Aliou Cissé, então técnico de Senegal na Copa do Mundo de 2022, chegou a dizer que todo esse trabalho na evolução dos jogadores, dos treinadores e da estrutura faz com que o continente africano seja, no século XXI, uma das casas do futebol.

Antes, Camarões foi medalha de ouro nas Olimpíadas de Sydney, em 2000, e vice-campeão da Copa das Confederações de 2003. Senegal surpreendeu o mundo na Copa de 2002 ao vencer a França na estreia e chegar às quartas de final. Gana, campeã mundial sub-17 em 1991 e 1995, também alcançou as quartas na Copa de 2010, caindo para o Uruguai em um jogo marcado na história.

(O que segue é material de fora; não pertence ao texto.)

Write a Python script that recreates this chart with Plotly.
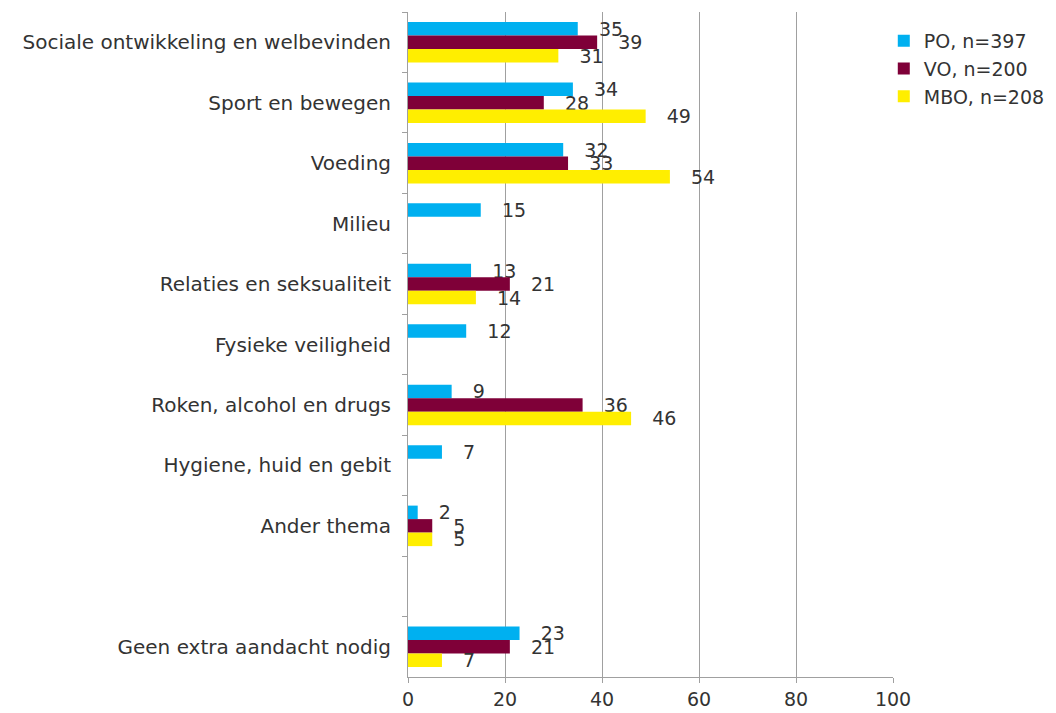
import plotly.graph_objects as go

# Categories, top to bottom (blank slot before the last one)
categories = [
    "Sociale ontwikkeling en welbevinden",
    "Sport en bewegen",
    "Voeding",
    "Milieu",
    "Relaties en seksualiteit",
    "Fysieke veiligheid",
    "Roken, alcohol en drugs",
    "Hygiene, huid en gebit",
    "Ander thema",
    " ",
    "Geen extra aandacht nodig",
]

po_values = [35, 34, 32, 15, 13, 12, 9, 7, 2, None, 23]
vo_values = [39, 28, 33, None, 21, None, 36, None, 5, None, 21]
mbo_values = [31, 49, 54, None, 14, None, 46, None, 5, None, 7]

series = [
    ("PO, n=397", po_values, "#00b0f0"),
    ("VO, n=200", vo_values, "#7f0038"),
    ("MBO, n=208", mbo_values, "#ffee00"),
]

font_family = "DejaVu Sans"
pad = "\u00a0\u00a0\u00a0"  # push value labels a little away from bar ends

fig = go.Figure()
for name, values, color in series:
    fig.add_trace(go.Bar(
        y=categories, x=values, name=name, orientation="h",
        marker=dict(color=color, line=dict(width=0)),
        text=[pad + str(v) if v is not None else "" for v in values],
        textposition="outside", constraintext="none",
        textfont=dict(size=19, color="#333333", family=font_family),
        cliponaxis=False,
    ))

# the page body adds an 8px offset, so the figure is 8px smaller
fig.update_layout(
    barmode="group",
    bargap=0.33,
    bargroupgap=0,
    width=1048, height=705,
    margin=dict(l=400, r=163, t=4, b=36),
    plot_bgcolor="white", paper_bgcolor="white",
    font=dict(family=font_family, size=19, color="#333333"),
    legend=dict(x=0.981, y=0.985, xanchor="left", yanchor="top",
                font=dict(size=19), itemwidth=30, tracegroupgap=0,
                bgcolor="rgba(0,0,0,0)"),
    showlegend=True,
)
fig.update_xaxes(
    range=[0, 100], tickvals=[0, 20, 40, 60, 80, 100],
    showgrid=True, gridcolor="#a0a0a0", gridwidth=1,
    showline=True, linecolor="#a0a0a0",
    ticks="outside", ticklen=5, tickcolor="#a0a0a0",
    tickfont=dict(size=19), zeroline=False, automargin=False,
)
fig.update_yaxes(
    categoryorder="array", categoryarray=categories, autorange="reversed",
    showline=True, linecolor="#a0a0a0",
    ticks="outside", ticklen=5, tickcolor="#a0a0a0", tickson="boundaries",
    tickfont=dict(size=20), ticklabelstandoff=12, automargin=False,
)

fig.write_html("out.html")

Salah é um dos favoritos para Bola de Ouro (Foto: Paul Ellis/AFP)

Jogadores históricos

O continente africano sempre foi um celeiro de craques. Hoje, alguns dos maiores nomes do futebol mundial vêm de lá. Mohamed Salah, estrela do Liverpool; Sadio Mané, que brilhou no mesmo clube e segue como referência internacional; Riyad Mahrez, campeão da Champions pelo Manchester City; e Achraf Hakimi, peça fundamental do PSG. Antes de todos eles, George Weah foi eleito o melhor jogador do mundo em 1995 — até hoje, o único africano a conquistar esse feito, que pode ganhar um novo nome; Salah, um dos favoritos neste ano. Todos são frutos desse novo cenário, que combina talento natural com desenvolvimento profissional.

Assim como em qualquer parte do mundo, o futebol entrou definitivamente na era da globalização. E aquela velha máxima de que “não existe mais bobo no futebol” nunca fez tanto sentido como agora. O Fluminense sabe disso — e encara o Mamelodi ciente de que, no Mundial, quem subestima, volta mais cedo para casa.